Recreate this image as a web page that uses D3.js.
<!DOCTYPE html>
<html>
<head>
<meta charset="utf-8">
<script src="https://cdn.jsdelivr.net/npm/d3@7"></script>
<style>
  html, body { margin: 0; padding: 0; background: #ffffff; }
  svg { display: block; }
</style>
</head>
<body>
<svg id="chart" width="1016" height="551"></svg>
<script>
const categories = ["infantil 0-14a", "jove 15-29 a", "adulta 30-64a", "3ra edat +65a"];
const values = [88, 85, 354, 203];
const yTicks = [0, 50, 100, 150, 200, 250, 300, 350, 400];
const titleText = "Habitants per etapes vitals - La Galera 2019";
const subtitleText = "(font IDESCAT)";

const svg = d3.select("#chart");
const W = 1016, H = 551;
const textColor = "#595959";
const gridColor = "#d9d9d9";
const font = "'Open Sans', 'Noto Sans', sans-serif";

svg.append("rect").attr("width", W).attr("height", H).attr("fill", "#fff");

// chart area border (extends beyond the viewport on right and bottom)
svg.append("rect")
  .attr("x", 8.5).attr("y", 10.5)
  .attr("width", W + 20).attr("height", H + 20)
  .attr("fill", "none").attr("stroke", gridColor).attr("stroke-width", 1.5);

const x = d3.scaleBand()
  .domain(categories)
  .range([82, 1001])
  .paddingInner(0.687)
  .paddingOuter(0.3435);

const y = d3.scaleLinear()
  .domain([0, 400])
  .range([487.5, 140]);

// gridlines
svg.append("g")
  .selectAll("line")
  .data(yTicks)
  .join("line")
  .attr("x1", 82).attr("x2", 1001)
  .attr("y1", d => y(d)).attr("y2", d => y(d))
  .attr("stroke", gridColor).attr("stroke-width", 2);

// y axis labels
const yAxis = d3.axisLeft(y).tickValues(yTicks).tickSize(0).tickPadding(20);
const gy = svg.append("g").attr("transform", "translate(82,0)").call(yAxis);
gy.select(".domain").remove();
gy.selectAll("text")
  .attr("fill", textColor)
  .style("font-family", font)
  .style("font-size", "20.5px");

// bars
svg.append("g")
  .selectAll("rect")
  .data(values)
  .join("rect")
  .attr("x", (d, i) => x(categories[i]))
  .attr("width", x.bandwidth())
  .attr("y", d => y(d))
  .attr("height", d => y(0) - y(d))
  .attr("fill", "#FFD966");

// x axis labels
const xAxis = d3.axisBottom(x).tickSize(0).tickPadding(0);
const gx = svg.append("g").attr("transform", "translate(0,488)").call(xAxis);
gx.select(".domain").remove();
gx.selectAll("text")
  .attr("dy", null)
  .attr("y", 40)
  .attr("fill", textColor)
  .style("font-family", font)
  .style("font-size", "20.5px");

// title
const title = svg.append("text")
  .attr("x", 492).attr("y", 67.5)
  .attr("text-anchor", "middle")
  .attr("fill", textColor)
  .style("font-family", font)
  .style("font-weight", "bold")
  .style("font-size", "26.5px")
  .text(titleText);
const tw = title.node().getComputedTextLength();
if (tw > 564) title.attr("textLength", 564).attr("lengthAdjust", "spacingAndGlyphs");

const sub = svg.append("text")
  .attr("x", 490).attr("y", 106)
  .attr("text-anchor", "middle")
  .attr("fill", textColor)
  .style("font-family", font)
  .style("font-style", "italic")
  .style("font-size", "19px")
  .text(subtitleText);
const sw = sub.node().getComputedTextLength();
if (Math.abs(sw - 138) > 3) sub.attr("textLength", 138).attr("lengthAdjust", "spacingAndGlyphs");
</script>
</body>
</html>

----

* **Requirements**:
Give back the whole listing exactly as it reads.

* **Exercise output**:
Recreate this image as a web page that uses D3.js.
<!DOCTYPE html>
<html>
<head>
<meta charset="utf-8">
<script src="https://cdn.jsdelivr.net/npm/d3@7"></script>
<style>
  html, body { margin: 0; padding: 0; background: #ffffff; }
  svg { display: block; }
</style>
</head>
<body>
<svg id="chart" width="1016" height="551"></svg>
<script>
const categories = ["infantil 0-14a", "jove 15-29 a", "adulta 30-64a", "3ra edat +65a"];
const values = [88, 85, 354, 203];
const yTicks = [0, 50, 100, 150, 200, 250, 300, 350, 400];
const titleText = "Habitants per etapes vitals - La Galera 2019";
const subtitleText = "(font IDESCAT)";

const svg = d3.select("#chart");
const W = 1016, H = 551;
const textColor = "#595959";
const gridColor = "#d9d9d9";
const font = "'Open Sans', 'Noto Sans', sans-serif";

svg.append("rect").attr("width", W).attr("height", H).attr("fill", "#fff");

// chart area border (extends beyond the viewport on right and bottom)
svg.append("rect")
  .attr("x", 8.5).attr("y", 10.5)
  .attr("width", W + 20).attr("height", H + 20)
  .attr("fill", "none").attr("stroke", gridColor).attr("stroke-width", 1.5);

const x = d3.scaleBand()
  .domain(categories)
  .range([82, 1001])
  .paddingInner(0.687)
  .paddingOuter(0.3435);

const y = d3.scaleLinear()
  .domain([0, 400])
  .range([487.5, 140]);

// gridlines
svg.append("g")
  .selectAll("line")
  .data(yTicks)
  .join("line")
  .attr("x1", 82).attr("x2", 1001)
  .attr("y1", d => y(d)).attr("y2", d => y(d))
  .attr("stroke", gridColor).attr("stroke-width", 2);

// y axis labels
const yAxis = d3.axisLeft(y).tickValues(yTicks).tickSize(0).tickPadding(20);
const gy = svg.append("g").attr("transform", "translate(82,0)").call(yAxis);
gy.select(".domain").remove();
gy.selectAll("text")
  .attr("fill", textColor)
  .style("font-family", font)
  .style("font-size", "20.5px");

// bars
svg.append("g")
  .selectAll("rect")
  .data(values)
  .join("rect")
  .attr("x", (d, i) => x(categories[i]))
  .attr("width", x.bandwidth())
  .attr("y", d => y(d))
  .attr("height", d => y(0) - y(d))
  .attr("fill", "#FFD966");

// x axis labels
const xAxis = d3.axisBottom(x).tickSize(0).tickPadding(0);
const gx = svg.append("g").attr("transform", "translate(0,488)").call(xAxis);
gx.select(".domain").remove();
gx.selectAll("text")
  .attr("dy", null)
  .attr("y", 40)
  .attr("fill", textColor)
  .style("font-family", font)
  .style("font-size", "20.5px");

// title
const title = svg.append("text")
  .attr("x", 492).attr("y", 67.5)
  .attr("text-anchor", "middle")
  .attr("fill", textColor)
  .style("font-family", font)
  .style("font-weight", "bold")
  .style("font-size", "26.5px")
  .text(titleText);
const tw = title.node().getComputedTextLength();
if (tw > 564) title.attr("textLength", 564).attr("lengthAdjust", "spacingAndGlyphs");

const sub = svg.append("text")
  .attr("x", 490).attr("y", 106)
  .attr("text-anchor", "middle")
  .attr("fill", textColor)
  .style("font-family", font)
  .style("font-style", "italic")
  .style("font-size", "19px")
  .text(subtitleText);
const sw = sub.node().getComputedTextLength();
if (Math.abs(sw - 138) > 3) sub.attr("textLength", 138).attr("lengthAdjust", "spacingAndGlyphs");
</script>
</body>
</html>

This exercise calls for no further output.